Material →
## BEGIN

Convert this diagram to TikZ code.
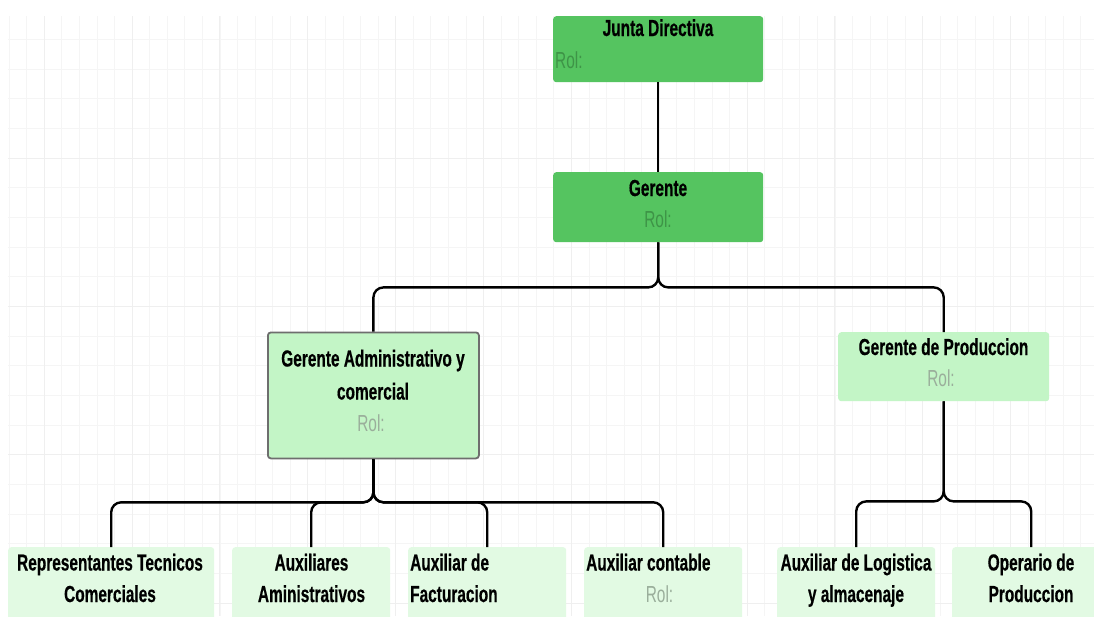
\documentclass[tikz,border=0pt]{standalone}
\usepackage{fontspec}
\newfontfamily\cf{Liberation Sans}[FakeStretch=0.665, BoldFeatures={FakeBold=0.5}]
\definecolor{gdark}{HTML}{55C460}
\definecolor{glight}{HTML}{C3F5C6}
\definecolor{gpale}{HTML}{E2FAE3}
\definecolor{roldark}{HTML}{3E9447}
\definecolor{rollight}{HTML}{9AAE9B}
\definecolor{gridminor}{HTML}{F5F5F5}
\definecolor{gridmajor}{HTML}{EFEFEF}
\definecolor{bordergray}{HTML}{6E6E6E}
\tikzset{
  box/.style={rounded corners=3pt, inner sep=0pt, anchor=north west},
  dark/.style={box, fill=gdark},
  light/.style={box, fill=glight},
  pale/.style={box, fill=gpale},
  conn/.style={draw=black, line width=2.4pt, rounded corners=10pt},
  ttl/.style={font=\cf\bfseries\fontsize{23.2}{33}\selectfont, anchor=base, inner sep=0pt, text=black},
  rolt/.style={font=\cf\fontsize{23.2}{33}\selectfont, anchor=base, inner sep=0pt},
}
\begin{document}
\begin{tikzpicture}[x=1pt,y=-1pt]
\useasboundingbox (0,0) rectangle (1094,616);
\clip (0,0) rectangle (1094,616);
\fill[white] (0,0) rectangle (1094,616);
% grid
\begin{scope}
\clip (8,16) rectangle (1094,616);
\foreach \i in {0,...,62} {\draw[gridminor, line width=0.8pt] ({9.1+17.57*\i},16) -- ({9.1+17.57*\i},616);}
\foreach \k in {1,...,20} {\draw[gridminor, line width=0.8pt] (8,{9.65+29.67*\k}) -- (1094,{9.65+29.67*\k});}
\foreach \i in {2,7,...,62} {\draw[gridmajor, line width=1pt] ({9.1+17.57*\i},16) -- ({9.1+17.57*\i},616);}
\foreach \k in {5,10,15,20} {\draw[gridmajor, line width=1pt] (8,{9.65+29.67*\k}) -- (1094,{9.65+29.67*\k});}
\end{scope}
% boxes
\node[dark, minimum width=210, minimum height=66] (junta) at (553,16) {};
\node[dark, minimum width=210, minimum height=70] (ger) at (553,172) {};
\node[light, draw=bordergray, line width=1.8pt, minimum width=211, minimum height=126] (gadm) at (267,331.5) {};
\node[light, minimum width=211, minimum height=69] (gprod) at (838,332) {};
\node[pale, minimum width=206, minimum height=90] (b1) at (8,547) {};
\node[pale, minimum width=158, minimum height=90] (b2) at (232,547) {};
\node[pale, minimum width=158, minimum height=90] (b3) at (408,547) {};
\node[pale, minimum width=158, minimum height=90] (b4) at (584,547) {};
\node[pale, minimum width=158, minimum height=90] (b5) at (777,547) {};
\node[pale, minimum width=158, minimum height=90] (b6) at (952,547) {};
% connectors
\draw[conn] (junta.south) -- (ger.north);
\draw[conn] (ger.south) -- ++(0,45) -| (gadm.north);
\draw[conn] (ger.south) -- ++(0,45) -| (gprod.north);
\draw[conn] (gadm.south) -- ++(0,43) -| (b1.north);
\draw[conn] (gadm.south) -- ++(0,43) -| (b2.north);
\draw[conn] (gadm.south) -- ++(0,43) -| (b3.north);
\draw[conn] (gadm.south) -- ++(0,43) -| (b4.north);
\draw[conn] (gprod.south) -- ++(0,100) -| (b5.north);
\draw[conn] (gprod.south) -- ++(0,100) -| (b6.north);
% texts
\node[ttl] (tjunta) at (658,36) {Junta Directiva};
\node[rolt, anchor=base west, text=roldark] (rjunta) at (555,68) {Rol:};
\node[ttl] (tger) at (658,196) {Gerente};
\node[rolt, text=roldark] (rger) at (658,227) {Rol:};
\node[ttl] (tadm1) at (373,366.5) {Gerente Administrativo y};
\node[ttl] (tadm2) at (373,399.5) {comercial};
\node[rolt, text=rollight] (radm) at (371,431.5) {Rol:};
\node[ttl] (tprod) at (943.5,355) {Gerente de Produccion};
\node[rolt, text=rollight] (rprod) at (941,386.5) {Rol:};
\node[ttl] (tb1a) at (110,570.5) {Representantes Tecnicos};
\node[ttl] (tb1b) at (110,602) {Comerciales};
\node[ttl] (tb2a) at (311.5,570.5) {Auxiliares};
\node[ttl] (tb2b) at (311.5,602) {Aministrativos};
\node[ttl, anchor=base west] (tb3a) at (410,570.5) {Auxiliar de};
\node[ttl, anchor=base west] (tb3b) at (410,602) {Facturacion};
\node[ttl, anchor=base west] (tb4a) at (586,570.5) {Auxiliar contable};
\node[rolt, text=rollight] (rb4) at (659.5,602) {Rol:};
\node[ttl] (tb5a) at (856,570.5) {Auxiliar de Logistica};
\node[ttl] (tb5b) at (856,602) {y almacenaje};
\node[ttl] (tb6a) at (1031,570.5) {Operario de};
\node[ttl] (tb6b) at (1031,602) {Produccion};
\end{tikzpicture}
\end{document}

## END

Set exercise →
Each line above is to be copied verbatim. Drop any image from the copy.

The response →
Convert this diagram to TikZ code.
\documentclass[tikz,border=0pt]{standalone}
\usepackage{fontspec}
\newfontfamily\cf{Liberation Sans}[FakeStretch=0.665, BoldFeatures={FakeBold=0.5}]
\definecolor{gdark}{HTML}{55C460}
\definecolor{glight}{HTML}{C3F5C6}
\definecolor{gpale}{HTML}{E2FAE3}
\definecolor{roldark}{HTML}{3E9447}
\definecolor{rollight}{HTML}{9AAE9B}
\definecolor{gridminor}{HTML}{F5F5F5}
\definecolor{gridmajor}{HTML}{EFEFEF}
\definecolor{bordergray}{HTML}{6E6E6E}
\tikzset{
  box/.style={rounded corners=3pt, inner sep=0pt, anchor=north west},
  dark/.style={box, fill=gdark},
  light/.style={box, fill=glight},
  pale/.style={box, fill=gpale},
  conn/.style={draw=black, line width=2.4pt, rounded corners=10pt},
  ttl/.style={font=\cf\bfseries\fontsize{23.2}{33}\selectfont, anchor=base, inner sep=0pt, text=black},
  rolt/.style={font=\cf\fontsize{23.2}{33}\selectfont, anchor=base, inner sep=0pt},
}
\begin{document}
\begin{tikzpicture}[x=1pt,y=-1pt]
\useasboundingbox (0,0) rectangle (1094,616);
\clip (0,0) rectangle (1094,616);
\fill[white] (0,0) rectangle (1094,616);
% grid
\begin{scope}
\clip (8,16) rectangle (1094,616);
\foreach \i in {0,...,62} {\draw[gridminor, line width=0.8pt] ({9.1+17.57*\i},16) -- ({9.1+17.57*\i},616);}
\foreach \k in {1,...,20} {\draw[gridminor, line width=0.8pt] (8,{9.65+29.67*\k}) -- (1094,{9.65+29.67*\k});}
\foreach \i in {2,7,...,62} {\draw[gridmajor, line width=1pt] ({9.1+17.57*\i},16) -- ({9.1+17.57*\i},616);}
\foreach \k in {5,10,15,20} {\draw[gridmajor, line width=1pt] (8,{9.65+29.67*\k}) -- (1094,{9.65+29.67*\k});}
\end{scope}
% boxes
\node[dark, minimum width=210, minimum height=66] (junta) at (553,16) {};
\node[dark, minimum width=210, minimum height=70] (ger) at (553,172) {};
\node[light, draw=bordergray, line width=1.8pt, minimum width=211, minimum height=126] (gadm) at (267,331.5) {};
\node[light, minimum width=211, minimum height=69] (gprod) at (838,332) {};
\node[pale, minimum width=206, minimum height=90] (b1) at (8,547) {};
\node[pale, minimum width=158, minimum height=90] (b2) at (232,547) {};
\node[pale, minimum width=158, minimum height=90] (b3) at (408,547) {};
\node[pale, minimum width=158, minimum height=90] (b4) at (584,547) {};
\node[pale, minimum width=158, minimum height=90] (b5) at (777,547) {};
\node[pale, minimum width=158, minimum height=90] (b6) at (952,547) {};
% connectors
\draw[conn] (junta.south) -- (ger.north);
\draw[conn] (ger.south) -- ++(0,45) -| (gadm.north);
\draw[conn] (ger.south) -- ++(0,45) -| (gprod.north);
\draw[conn] (gadm.south) -- ++(0,43) -| (b1.north);
\draw[conn] (gadm.south) -- ++(0,43) -| (b2.north);
\draw[conn] (gadm.south) -- ++(0,43) -| (b3.north);
\draw[conn] (gadm.south) -- ++(0,43) -| (b4.north);
\draw[conn] (gprod.south) -- ++(0,100) -| (b5.north);
\draw[conn] (gprod.south) -- ++(0,100) -| (b6.north);
% texts
\node[ttl] (tjunta) at (658,36) {Junta Directiva};
\node[rolt, anchor=base west, text=roldark] (rjunta) at (555,68) {Rol:};
\node[ttl] (tger) at (658,196) {Gerente};
\node[rolt, text=roldark] (rger) at (658,227) {Rol:};
\node[ttl] (tadm1) at (373,366.5) {Gerente Administrativo y};
\node[ttl] (tadm2) at (373,399.5) {comercial};
\node[rolt, text=rollight] (radm) at (371,431.5) {Rol:};
\node[ttl] (tprod) at (943.5,355) {Gerente de Produccion};
\node[rolt, text=rollight] (rprod) at (941,386.5) {Rol:};
\node[ttl] (tb1a) at (110,570.5) {Representantes Tecnicos};
\node[ttl] (tb1b) at (110,602) {Comerciales};
\node[ttl] (tb2a) at (311.5,570.5) {Auxiliares};
\node[ttl] (tb2b) at (311.5,602) {Aministrativos};
\node[ttl, anchor=base west] (tb3a) at (410,570.5) {Auxiliar de};
\node[ttl, anchor=base west] (tb3b) at (410,602) {Facturacion};
\node[ttl, anchor=base west] (tb4a) at (586,570.5) {Auxiliar contable};
\node[rolt, text=rollight] (rb4) at (659.5,602) {Rol:};
\node[ttl] (tb5a) at (856,570.5) {Auxiliar de Logistica};
\node[ttl] (tb5b) at (856,602) {y almacenaje};
\node[ttl] (tb6a) at (1031,570.5) {Operario de};
\node[ttl] (tb6b) at (1031,602) {Produccion};
\end{tikzpicture}
\end{document}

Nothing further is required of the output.